Three bones, the humerus, radius and ulna, make up the elbow joint. Elbow fractures may occur from trauma, resulting from various reasons; some of them being a fall on an outstretched arm, a direct blow to the elbow, or an abnormal twist to the joint beyond its functional limit. The types of elbow fractures include:
- Radial head and neck fractures: Fractures in the head portion of the radius bone are referred to as radial head and neck fractures.
- Olecranon fractures: These are the most common elbow fractures, occurring at the bony prominence of the ulna.
- Distal humerus fractures: These fractures are common in children and elderly people. Nerves and arteries in the joint may sometimes be injured in these fractures.
Symptoms of an elbow fracture include pain, bruising, stiffness, swelling in and around the elbow, a popping or cracking sound, numbness or weakness in the arm, wrist and hand, and deformity of the elbow bones.
To diagnose an elbow fracture X-rays of the joint are taken. In some cases, a CT scan may be needed to view the details of the joint surface.
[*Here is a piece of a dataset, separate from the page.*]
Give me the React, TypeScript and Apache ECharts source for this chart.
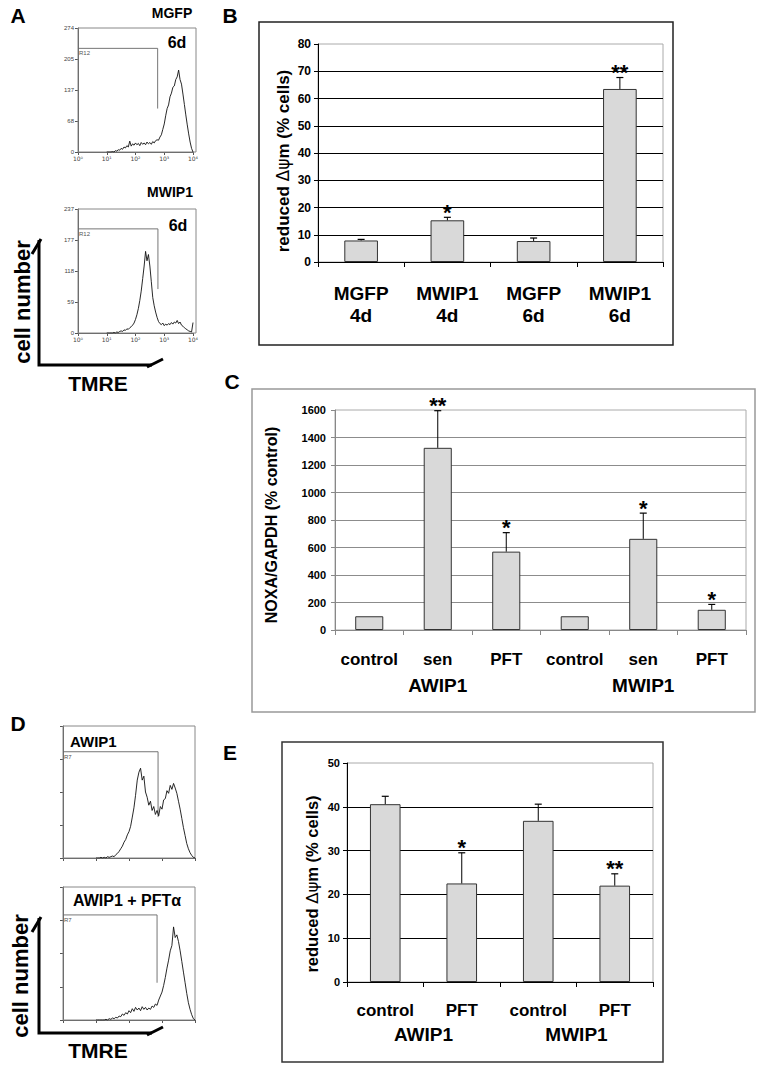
import React, { useEffect, useRef } from "react";
import * as echarts from "echarts";

const FONT = "'Liberation Sans', Arial, sans-serif";

// Flow cytometry channels (TMRE intensity), log spaced 10^1 .. 10^4
const channels = [
  10, 11.2, 12.6, 14.1, 15.8, 17.8, 20, 22.4, 25.1, 28.2, 31.6, 35.5, 39.8, 44.7, 50.1, 56.2, 63.1, 70.8, 79.4, 89.1,
  100, 112, 126, 141, 158, 178, 200, 224, 251, 282, 316, 355, 398, 447, 501, 562, 631, 708, 794, 891,
  1000, 1122, 1259, 1413, 1585, 1778, 1995, 2239, 2512, 2818, 3162, 3548, 3981, 4467, 5012, 5623, 6310, 7079, 7943, 8913, 10000,
];
const mgfpCounts = [
  0, 0, 0, 0, 1, 0, 3, 2, 5, 4, 8, 6, 11, 9, 14, 11, 24, 13, 18, 15,
  20, 16, 19, 14, 21, 17, 20, 16, 22, 18, 21, 17, 23, 20, 25, 27, 26, 33, 38, 50,
  62, 80, 96, 104, 122, 130, 143, 146, 160, 166, 181, 160, 150, 128, 105, 82, 60, 40, 22, 8, 0,
];
const mwip1Counts = [
  0, 0, 0, 0, 0, 1, 0, 2, 1, 3, 4, 3, 6, 5, 8, 7, 10, 12, 15, 19,
  26, 35, 47, 62, 80, 104, 128, 156, 138, 150, 128, 98, 68, 52, 40, 30, 22, 18, 16, 19,
  14, 17, 15, 18, 16, 20, 17, 21, 19, 24, 18, 21, 15, 13, 10, 8, 6, 4, 3, 2, 20,
];
const awip1Counts = [
  0, 0, 0, 1, 0, 1, 0, 2, 1, 2, 3, 2, 5, 7, 10, 14, 18, 24, 28, 35,
  40, 48, 62, 76, 95, 118, 130, 136, 118, 124, 100, 92, 80, 86, 72, 78, 66, 72, 64, 78,
  74, 88, 90, 102, 98, 110, 104, 113, 106, 98, 86, 74, 60, 46, 34, 22, 14, 8, 4, 1, 0,
];
const awip1PftCounts = [
  0, 0, 0, 0, 0, 0, 1, 0, 2, 1, 3, 2, 4, 3, 6, 5, 9, 7, 11, 9,
  14, 11, 17, 13, 19, 15, 18, 14, 20, 16, 19, 15, 18, 16, 21, 19, 24, 22, 30, 36,
  42, 52, 64, 78, 90, 104, 112, 140, 124, 128, 118, 104, 88, 72, 56, 40, 26, 16, 8, 2, 0,
];
const gateA1 = [[1, 229], [589, 229], [589, 96]];
const gateA2 = [[1, 199], [603, 199], [603, 84]];
const gateD1 = [[1, 161], [759, 161], [759, 62]];
const gateD2 = [[1, 158], [708, 158], [708, 56]];

const bCategories = ["MGFP\n4d", "MWIP1\n4d", "MGFP\n6d", "MWIP1\n6d"];
const bValues = [7.9, 15.3, 7.7, 63.5];
const bErrors = [0.4, 1.1, 1.1, 4.2];
const bStars = ["", "*", "", "**"];

const cCategories = ["control", "sen", "PFT", "control", "sen", "PFT"];
const cGroups = ["AWIP1", "MWIP1"];
const cValues = [100, 1325, 570, 100, 663, 147];
const cErrors = [0, 270, 138, 0, 187, 39];
const cStars = ["", "**", "*", "", "*", "*"];

const eCategories = ["control", "PFT", "control", "PFT"];
const eGroups = ["AWIP1", "MWIP1"];
const eValues = [40.6, 22.5, 36.8, 22.0];
const eErrors = [1.8, 7.0, 3.8, 2.7];
const eStars = ["", "*", "", "**"];

const SUP = ["⁰", "¹", "²", "³", "⁴"];

function histX(gridIndex: number, labels: boolean) {
  return {
    gridIndex,
    type: "log",
    logBase: 10,
    min: 1,
    max: 10000,
    axisLine: { show: true, lineStyle: { color: "#555", width: 1 } },
    axisTick: { show: true, length: 3, lineStyle: { color: "#555" } },
    minorTick: { show: false },
    splitLine: { show: false },
    axisLabel: {
      show: labels,
      fontSize: 6,
      color: "#444",
      margin: 3,
      fontFamily: "'DejaVu Sans', sans-serif",
      formatter: (v: number) => "10" + (SUP[Math.round(Math.log10(v))] || ""),
    },
  };
}
function histY(gridIndex: number, max: number, interval: number, labels: boolean) {
  return {
    gridIndex,
    type: "value",
    min: 0,
    max,
    interval,
    axisLine: { show: true, lineStyle: { color: "#555", width: 1 } },
    axisTick: { show: true, length: 3, lineStyle: { color: "#555" } },
    splitLine: { show: false },
    axisLabel: {
      show: labels,
      fontSize: 6,
      color: "#444",
      margin: 4,
      fontFamily: FONT,
      formatter: (v: number) => String(Math.floor(v)),
    },
  };
}
function histLine(xi: number, yi: number, counts: number[]) {
  return {
    type: "line",
    xAxisIndex: xi,
    yAxisIndex: yi,
    data: channels.map((c, i) => [c, counts[i]]),
    showSymbol: false,
    symbol: "none",
    silent: true,
    lineStyle: { color: "#111", width: 0.9 },
    z: 3,
  };
}
function gateLine(xi: number, yi: number, pts: number[][]) {
  return {
    type: "line",
    xAxisIndex: xi,
    yAxisIndex: yi,
    data: pts,
    showSymbol: false,
    symbol: "none",
    silent: true,
    lineStyle: { color: "#666", width: 0.9 },
    z: 2,
  };
}
function barSeries(xi: number, yi: number, values: number[], width: string) {
  return {
    type: "bar",
    xAxisIndex: xi,
    yAxisIndex: yi,
    data: values,
    barWidth: width,
    silent: true,
    itemStyle: { color: "#d9d9d9", borderColor: "#333", borderWidth: 1 },
    z: 3,
  };
}
function errSeries(xi: number, yi: number, values: number[], errors: number[], stars: string[]) {
  return {
    type: "custom",
    xAxisIndex: xi,
    yAxisIndex: yi,
    clip: false,
    silent: true,
    z: 5,
    data: values.map((v, i) => [i, v, errors[i]]),
    renderItem: (params: any, api: any) => {
      const i = api.value(0);
      const v = api.value(1);
      const e = api.value(2);
      const base = api.coord([i, v]);
      const top = api.coord([i, v + e]);
      const children: any[] = [];
      if (e > 0) {
        children.push({
          type: "line",
          shape: { x1: base[0], y1: base[1], x2: top[0], y2: top[1] },
          style: { stroke: "#000", lineWidth: 1 },
        });
        children.push({
          type: "line",
          shape: { x1: top[0] - 3.5, y1: top[1], x2: top[0] + 3.5, y2: top[1] },
          style: { stroke: "#000", lineWidth: 1.2 },
        });
      }
      const s = stars[params.dataIndex];
      if (s) {
        children.push({
          type: "text",
          x: top[0],
          y: top[1] - 5,
          style: {
            text: s,
            textAlign: "center",
            textVerticalAlign: "middle",
            fontSize: 22,
            fontWeight: "bold",
            fontFamily: FONT,
            fill: "#000",
          },
        });
      }
      return { type: "group", children };
    },
  };
}

function txt(x: number, y: number, text: string, size: number, o: any = {}) {
  return {
    type: "text",
    x,
    y,
    rotation: o.rot || 0,
    z: 20,
    style: {
      text,
      fontSize: size,
      fontWeight: o.weight || "bold",
      fontFamily: FONT,
      fill: o.color || "#000",
      textAlign: o.align || "center",
      textVerticalAlign: "middle",
      rich: o.rich,
    },
  };
}
function box(x: number, y: number, w: number, h: number, color: string, lw: number) {
  return {
    type: "rect",
    z: 1,
    shape: { x, y, width: w, height: h },
    style: { fill: "none", stroke: color, lineWidth: lw },
  };
}
function seg(x1: number, y1: number, x2: number, y2: number) {
  return {
    type: "line",
    z: 20,
    shape: { x1, y1, x2, y2 },
    style: { stroke: "#000", lineWidth: 3 },
  };
}
function arrows(yTop: number, yCorner: number) {
  return [
    {
      type: "polyline",
      z: 20,
      shape: { points: [[39, yTop], [39, yCorner], [152, yCorner]] },
      style: { stroke: "#000", lineWidth: 3, fill: "none" },
    },
    seg(32, yTop + 14, 41, yTop - 1),
    seg(147, yCorner + 2, 163, yCorner - 6),
  ];
}

function barX(gridIndex: number, data: string[], color: string, size: number, margin: number) {
  return {
    gridIndex,
    type: "category",
    data,
    position: "bottom",
    axisLine: { show: true, lineStyle: { color, width: 1 } },
    axisTick: { show: true, length: 5, lineStyle: { color } },
    splitLine: { show: false },
    axisLabel: {
      fontSize: size,
      fontWeight: "bold",
      color: "#000",
      fontFamily: FONT,
      margin,
      lineHeight: 22,
      interval: 0,
    },
  };
}
function groupX(gridIndex: number, data: string[], margin: number) {
  return {
    gridIndex,
    type: "category",
    data,
    position: "bottom",
    axisLine: { show: false },
    axisTick: { show: false },
    splitLine: { show: false },
    axisLabel: { fontSize: 19, fontWeight: "bold", color: "#000", fontFamily: FONT, margin, interval: 0 },
  };
}
function barY(gridIndex: number, max: number, interval: number, color: string, gridColor: string, size: number, margin: number) {
  return {
    gridIndex,
    type: "value",
    min: 0,
    max,
    interval,
    axisLine: { show: true, lineStyle: { color, width: 1 } },
    axisTick: { show: true, length: 4, lineStyle: { color } },
    splitLine: { show: true, showMaxLine: false, lineStyle: { color: gridColor, width: 1 } },
    axisLabel: {
      fontSize: size,
      fontWeight: "bold",
      color: "#000",
      fontFamily: FONT,
      margin,
      formatter: (v: number) => String(v),
    },
  };
}

function buildOption(): any {
  const symRich = (size: number) => ({
    g: { fontFamily: "'DejaVu Sans', sans-serif", fontWeight: "normal", fontSize: size, fill: "#000" },
  });
  return {
    animation: false,
    backgroundColor: "#fff",
    grid: [
      { left: 78, top: 28, width: 115, height: 124 },
      { left: 78, top: 209, width: 115, height: 124 },
      { left: 318, top: 44, width: 345, height: 218, show: true, borderColor: "#aaa", borderWidth: 1 },
      { left: 335, top: 410, width: 411, height: 220, show: true, borderColor: "#aaa", borderWidth: 1 },
      { left: 63, top: 726, width: 132, height: 132 },
      { left: 63, top: 887, width: 132, height: 133 },
      { left: 347, top: 763, width: 306, height: 219, show: true, borderColor: "#aaa", borderWidth: 1 },
    ],
    xAxis: [
      histX(0, true),
      histX(1, true),
      barX(2, bCategories, "#000", 19, 20),
      barX(3, cCategories, "#888", 17, 18),
      groupX(3, cGroups, 46),
      histX(4, false),
      histX(5, false),
      barX(6, eCategories, "#000", 17, 17),
      groupX(6, eGroups, 43),
    ],
    yAxis: [
      histY(0, 274, 68.5, true),
      histY(1, 237, 59.25, true),
      barY(2, 80, 10, "#000", "#000", 12, 7),
      barY(3, 1600, 200, "#888", "#8c8c8c", 11, 9),
      histY(4, 200, 50, false),
      histY(5, 200, 50, false),
      barY(6, 50, 10, "#000", "#000", 11, 7),
    ],
    series: [
      histLine(0, 0, mgfpCounts),
      gateLine(0, 0, gateA1),
      histLine(1, 1, mwip1Counts),
      gateLine(1, 1, gateA2),
      barSeries(2, 2, bValues, "39%"),
      errSeries(2, 2, bValues, bErrors, bStars),
      barSeries(3, 3, cValues, "41%"),
      errSeries(3, 3, cValues, cErrors, cStars),
      histLine(5, 4, awip1Counts),
      gateLine(5, 4, gateD1),
      histLine(6, 5, awip1PftCounts),
      gateLine(6, 5, gateD2),
      barSeries(7, 6, eValues, "40%"),
      errSeries(7, 6, eValues, eErrors, eStars),
    ],
    graphic: [
      // frames
      box(78, 28, 118, 124, "#888", 1),
      box(78, 209, 118, 124, "#888", 1),
      box(63, 726, 132, 132, "#888", 1),
      box(63, 887, 132, 133, "#888", 1),
      box(259, 22, 414, 323, "#222", 1.5),
      box(252, 389, 503, 323, "#999", 1.5),
      box(282, 742, 381, 320, "#333", 1.5),
      // panel letters
      txt(18, 15, "A", 21),
      txt(230, 15, "B", 21),
      txt(232, 381, "C", 21),
      txt(18, 723, "D", 21),
      txt(230, 752, "E", 21),
      // panel A texts
      txt(172, 13, "MGFP", 14),
      txt(177, 42, "6d", 16),
      txt(170, 192, "MWIP1", 14),
      txt(178, 225, "6d", 16),
      txt(79, 53, "R12", 6, { weight: "normal", color: "#555", align: "left" }),
      txt(79, 234, "R12", 6, { weight: "normal", color: "#555", align: "left" }),
      ...arrows(240, 365),
      txt(22, 302, "cell number", 22, { rot: Math.PI / 2 }),
      txt(98, 383, "TMRE", 21),
      // panel D texts
      txt(70, 741, "AWIP1", 15, { align: "left" }),
      txt(73, 900, "AWIP1 + PFTα", 16, { align: "left" }),
      txt(64, 757, "R7", 6, { weight: "normal", color: "#555", align: "left" }),
      txt(64, 920, "R7", 6, { weight: "normal", color: "#555", align: "left" }),
      ...arrows(918, 1033),
      txt(20, 976, "cell number", 22, { rot: Math.PI / 2 }),
      txt(98, 1050, "TMRE", 21),
      // axis titles
      txt(283, 161, "reduced {g|Δψ}m (% cells)", 17, { rot: Math.PI / 2, rich: symRich(17) }),
      txt(271, 525, "NOXA/GAPDH (% control)", 16, { rot: Math.PI / 2 }),
      txt(312, 884, "reduced {g|Δψ}m (% cells)", 16.5, { rot: Math.PI / 2, rich: symRich(16.5) }),
    ],
  };
}

export default function App() {
  const ref = useRef<HTMLDivElement>(null);
  useEffect(() => {
    if (!ref.current) return;
    const chart = echarts.init(ref.current, null, { renderer: "svg" });
    chart.setOption(buildOption());
    return () => chart.dispose();
  }, []);
  return (
    <div
      ref={ref}
      style={{ position: "absolute", left: 0, top: 0, width: 758, height: 1078, background: "#fff" }}
    />
  );
}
The aim of treatment is to maximise early motion and to reduce the risk of stiffness. Nonsurgical treatment options include pain medication, ice application, the use of a splint or a sling to immobilise the elbow during the healing process and physiotherapy. Surgery is indicated in displaced and open fractures to realign the bones and stabilise the joint with screws, plates, pins and wires. Strengthening exercises are then recommended to improve the range of motion.